Intelektualitas
merupakan suatu syarat mufakat bagi tendensi kehidupan dan setiap
pergerakannya. Intelektualitas pula menjadi aksidensi pembeda yang menemui
titik strategisnya dalam penyempurnaan klausul seorang pemuda. Sederetan nama
universitas ternama sejatinya adalah suatu polis yang sengaja disetting bagi
pemakmuran intelektualitas. Pula berjuta-juta penemuan dan dialektika premis
sosial merupakan narasi kesejarahan dari pergumulan intelektualitas. Maka
keberadaan kaum intelektual asasinya telah menjadi suatu syarat mufakat
berdirinya peradaban yang cemerlang juga kebangsaan yang masif-berkembang.
Indonesia di tengah
carut marut dan pesimisme obrolan kaum bapak di warung-warung kopi rupanya
bukanlah bangsa yang miskin kuantitatif intelektual muda. Perakaran pergerakan
kaum intelektual Boedi Oetomo telah meletuskan semangat membara layaknya sumpah
Palapa Gadjah Mada. Kala itu mereka bukan orang-orang biasa, tapi kumpulan
intelektual muda yang bertemu akaran nalar sistematisasinya dalam rangka
mengubah dunia! Pemuda dan intelektualitasnya, secara langsung telah menemui
kesetaraan klausula berikut sinergitas matang sebuah narasi panjang kebangunan
pemikiran dan penghidupannya.
Indonesia di tengah
nuansa saling rebut dan rumah-rumah kardus di Ibu Kota rupanya juga bukan
bangsa yang secara kualitatif miskin intelektualitas. Ketika kemerdekaan di
suarakan di jalan dan koran, saat itu pula akulturasi philos kebangsaan
mengerucut dalam rangka menuntaskan perspektif kenegaraan. Hingga dalam
berbagai sudut dan pergulatannya, Soekarno memunculkan satu ekstase politiknya
yang paling fenomenal, NASAKOM. Suatu manuver yang pada putusan akhirnya juga
tak mampu membendung aliran deras para pemikir tingkat negara. Sebab
ke-bhinekaan ini bukan hanya soal bahasa, nyanyi dan tari semata. Ini soal arah
kebulatan menjadi Indonesia, kerat intelektualitas yang begitu kaya warna.
Dalam pada itu,
mafhum-lah kita akan problematika perkara intelektualitas yang belum lagi
menemui titik terang tumpuan energi dan dinamisasinya.

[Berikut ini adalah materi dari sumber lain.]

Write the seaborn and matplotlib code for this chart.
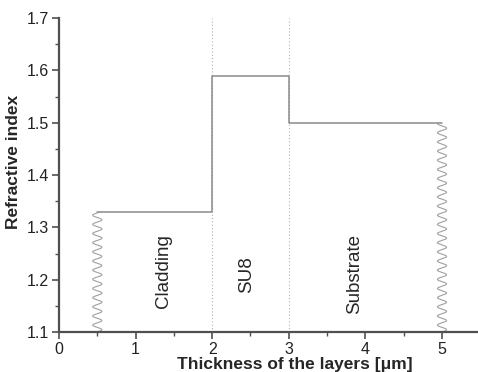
import numpy as np
import pandas as pd
import matplotlib
matplotlib.use("Agg")
import matplotlib.pyplot as plt
from matplotlib.ticker import MultipleLocator
import seaborn as sns

# layer boundaries and refractive indices
edges = [0.5, 2, 3, 5]
n_index = [1.33, 1.59, 1.5, 1.5]
boundaries = [2, 3]
layer_names = ["Cladding", "SU8", "Substrate"]
label_x = [1.36, 2.45, 3.86]
label_y = [1.217, 1.21, 1.21]

sns.set_style("ticks")
plt.rcParams["font.family"] = ["Liberation Sans", "DejaVu Sans"]

fig = plt.figure(figsize=(4.78, 3.72), dpi=100)
ax = fig.add_axes([59 / 478, 40 / 372, 419 / 478, 314 / 372])

df = pd.DataFrame({"x": edges, "n": n_index})
sns.lineplot(data=df, x="x", y="n", ax=ax, drawstyle="steps-post",
             color="#8a8a8a", lw=1.1, estimator=None, sort=False)

# dotted layer boundaries
for b in boundaries:
    ax.axvline(b, color="#b0b0b0", ls=(0, (1, 2)), lw=0.8, zorder=0)

# wavy break lines at both ends
def wavy(x0, y_top):
    yy = np.linspace(1.1, y_top, 400)
    xx = x0 + 0.06 * np.sin(2 * np.pi * (yy - 1.1) / 0.0175)
    ax.plot(xx, yy, color="#a0a0a0", lw=0.8)

wavy(edges[0], n_index[0])
wavy(edges[-1], n_index[-1])

for name, lx, ly in zip(layer_names, label_x, label_y):
    ax.text(lx, ly, name, rotation=90, ha="center", va="center", fontsize=13.5)

ax.set_xlim(0, 5.47)
ax.set_ylim(1.1, 1.7)
ax.xaxis.set_major_locator(MultipleLocator(1))
ax.xaxis.set_minor_locator(MultipleLocator(0.5))
ax.yaxis.set_minor_locator(MultipleLocator(0.05))
ax.set_yticks(np.arange(1.1, 1.71, 0.1))
ax.set_yticklabels([f"{v:.1f}" for v in np.arange(1.1, 1.71, 0.1)])

ax.set_xlabel("Thickness of the layers [\u03bcm]", fontsize=12.5, fontweight="bold", labelpad=0)
ax.set_ylabel("Refractive index", fontsize=12.5, fontweight="bold", labelpad=4)
ax.xaxis.label.set_x(0.563)
ax.yaxis.label.set_y(0.541)

sns.despine(ax=ax)
for s in ["left", "bottom"]:
    ax.spines[s].set_color("#505050")
    ax.spines[s].set_linewidth(1.6)
ax.tick_params(which="major", direction="out", length=5, width=1.2, color="#505050",
               labelsize=11.5, labelcolor="#222222", pad=2)
ax.tick_params(which="minor", direction="out", length=3, width=1.0, color="#505050")

fig.savefig("out.png", dpi=100)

Carut marut vertikal
horizontal yang mengundang pesimisme obrolan warung kopi ataupun nuansa saling
rebut yang mencipta kaum marjinal rumah-rumah kardus rupanya bukan karena
kekurangan kadar intelektualitas bangsa. Ini masalah lupa. Kelupaan yang
menjamuri setiap gerak dan langkah percita-citaan kenegaraan yang sudah tanpa
nyawa. Kelupaan yang pada titik nadirnya memenjarakan kita pada arah gerak
bangsa yang sehat bergelora, BERANI menentukan ketinggian asumsi dirinya
sendiri.
Kita tentu tak akan
pernah bisa diam di rumah untuk duduk menunggui bencana datang akibat kejumudan
massal bangsa raksasa ini. Atau terus berkutat di meja-meja kuliah untuk
mendengar celotehan para dosen yang juga habis jiwa. Sejatinya kita akan bisa
mengulang sejarah kemenangan. Sejatinya itikad suatu kaum akan di-amini sebagai
doa yang kontan termanifestasi.
Sekolah Intelektual
Muda akan hadir bersama semangat tentang intelektulitas yang ranum pudar di
percabangan akar nalar yang hilang. Demi membangkitkan nyawa dan jiwa di
tiap-tiap ruang. Merangkulkan jejakan idealismenya untuk anak bangsa yang butuh
nutrisi paling sehat mengenai pergerakan, percita-citaan dan penemuannya dengan
dialektika kesejarahan yang tak patut untuk dilupakan, sebuah narasi
kemenangan!
Terlahir dari lorong
kampus Fakultas Hukum Universitas Brawijaya. Pemikiran untuk pertama kalinya
tercetuskan adanya Sekolah Intelektual Muda rupanya tak akan bisa di mampatkan
kembali. Sebab pemuda adalah kita dan legist constituendumnya ialah
intelektualitas yang terjiwai dalam tiap-tiap ruang dan lorong Nusantara Raya.